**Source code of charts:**
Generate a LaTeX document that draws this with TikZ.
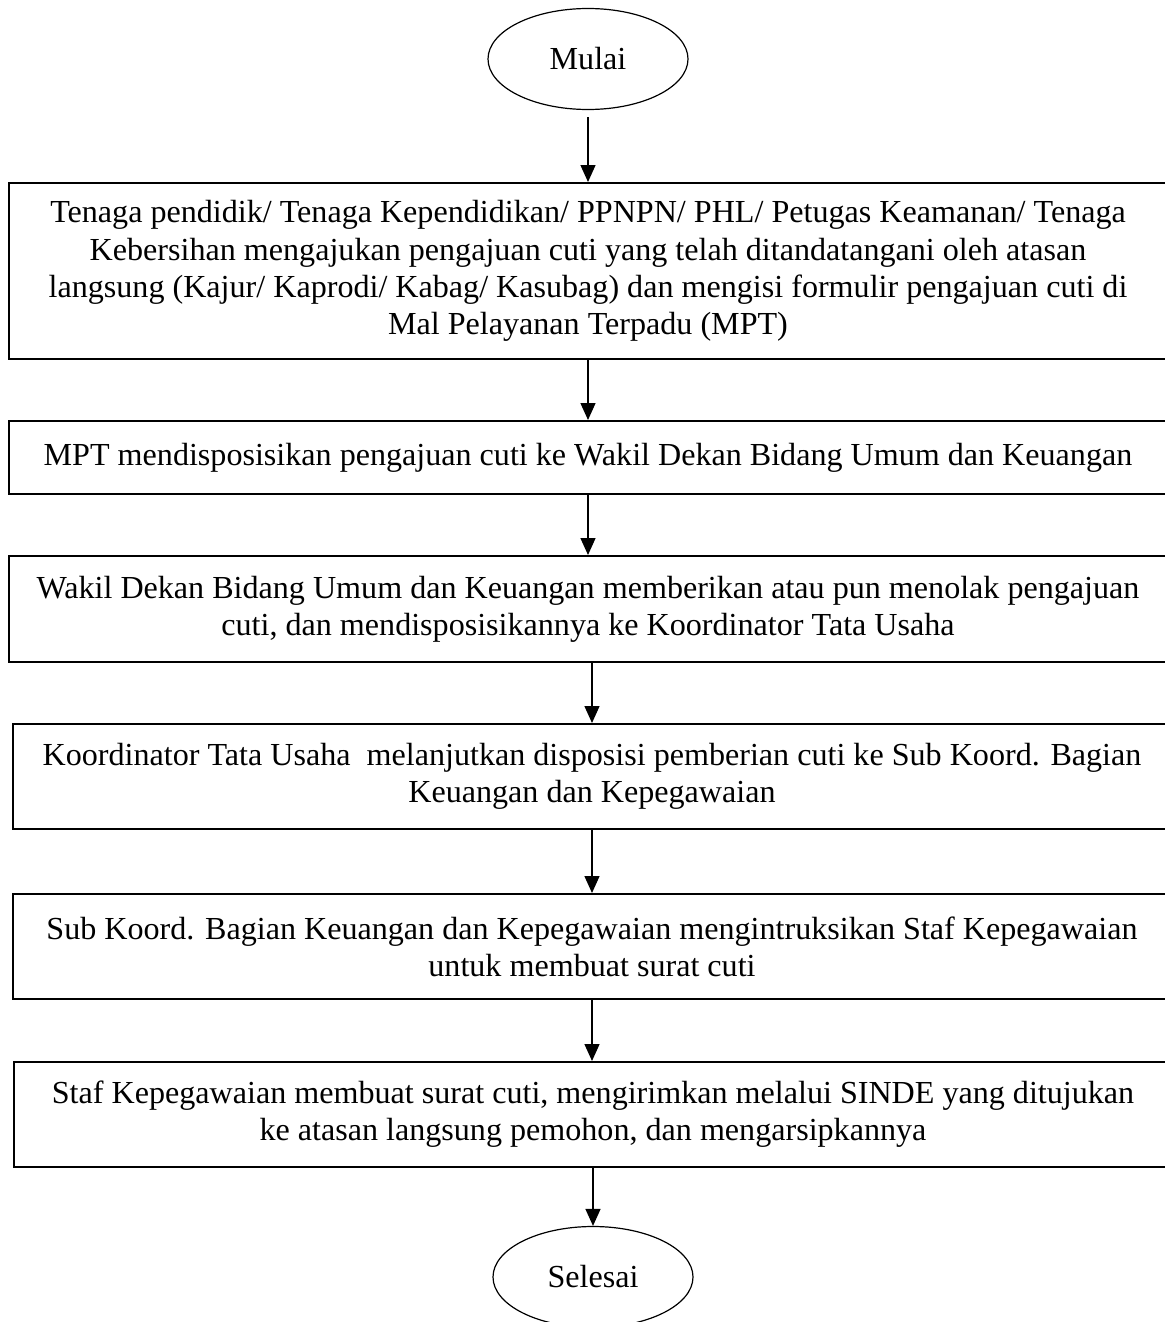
\documentclass[tikz,border=0pt]{standalone}
\usepackage{fontspec}
\setmainfont{Liberation Serif}
\usetikzlibrary{arrows.meta, shapes.geometric}

\begin{document}
\begin{tikzpicture}[
			x = 0.5pt, y = -0.5pt, % one unit per pixel, y going down
			> = {Triangle[length=8.5pt, width=7.5pt]}, % arrow head style
			font = \fontsize{16.05}{18.6}\selectfont,
			prosesbox/.style = {rectangle, draw, line width=1pt, minimum width=579pt, align=center},
			terminal/.style = {ellipse, draw, line width=0.6pt, minimum width=100pt, minimum height=50.5pt},
			alur/.style = {->, line width=0.7pt},
		]
		\useasboundingbox (0,0) rectangle (1164,1322);
		\node[terminal] (mulai) at (588,59){Mulai};
		\node[prosesbox, minimum height=88pt] (p1) at (588,271){Tenaga pendidik/ Tenaga Kependidikan/ PPNPN/ PHL/ Petugas Keamanan/ Tenaga\\Kebersihan mengajukan pengajuan cuti yang telah ditandatangani oleh atasan\\langsung (Kajur/ Kaprodi/ Kabag/ Kasubag) dan mengisi formulir pengajuan cuti di\\Mal Pelayanan Terpadu (MPT)};
		\node[prosesbox, minimum height=36.5pt] (p2) at (588,457.5){MPT mendisposisikan pengajuan cuti ke Wakil Dekan Bidang Umum dan Keuangan};
		\node[prosesbox, minimum height=53pt] (p3) at (588,609){Wakil Dekan Bidang Umum dan Keuangan memberikan atau pun menolak pengajuan\\cuti, dan mendisposisikannya ke Koordinator Tata Usaha};
		\node[prosesbox, minimum height=52.5pt] (p4) at (592,776.5){Koordinator Tata Usaha\ \ melanjutkan disposisi pemberian cuti ke Sub Koord. Bagian\\Keuangan dan Kepegawaian};
		\node[prosesbox, minimum height=52.5pt] (p5) at (592,946.5){Sub Koord. Bagian Keuangan dan Kepegawaian mengintruksikan Staf Kepegawaian\\untuk membuat surat cuti};
		\node[prosesbox, minimum height=52.5pt] (p6) at (593,1114.5){Staf Kepegawaian membuat surat cuti, mengirimkan melalui SINDE yang ditujukan\\ke atasan langsung pemohon, dan mengarsipkannya};
		\node[terminal] (selesai) at (593,1277){Selesai};
		\draw[alur, shorten <=3.5pt] (mulai.south) to (mulai.south |- p1.north);
		\draw[alur] (p1.south) to (p1.south |- p2.north);
		\draw[alur] (p2.south) to (p2.south |- p3.north);
		\draw[alur] (p4.north |- p3.south) to (p4.north);
		\draw[alur] (p4.south) to (p4.south |- p5.north);
		\draw[alur] (p5.south) to (p5.south |- p6.north);
		\draw[alur] (p6.south) to (selesai.north);
		\end{tikzpicture}
\end{document}
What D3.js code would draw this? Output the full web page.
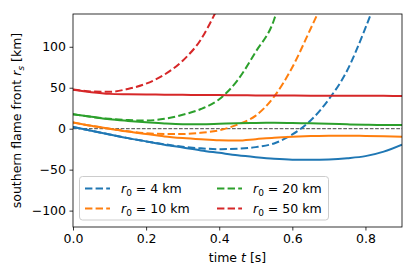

**To do:** Read the entries and show each line that mentions "this".

**Task result:**
Generate a LaTeX document that draws this with TikZ.
What D3.js code would draw this? Output the full web page.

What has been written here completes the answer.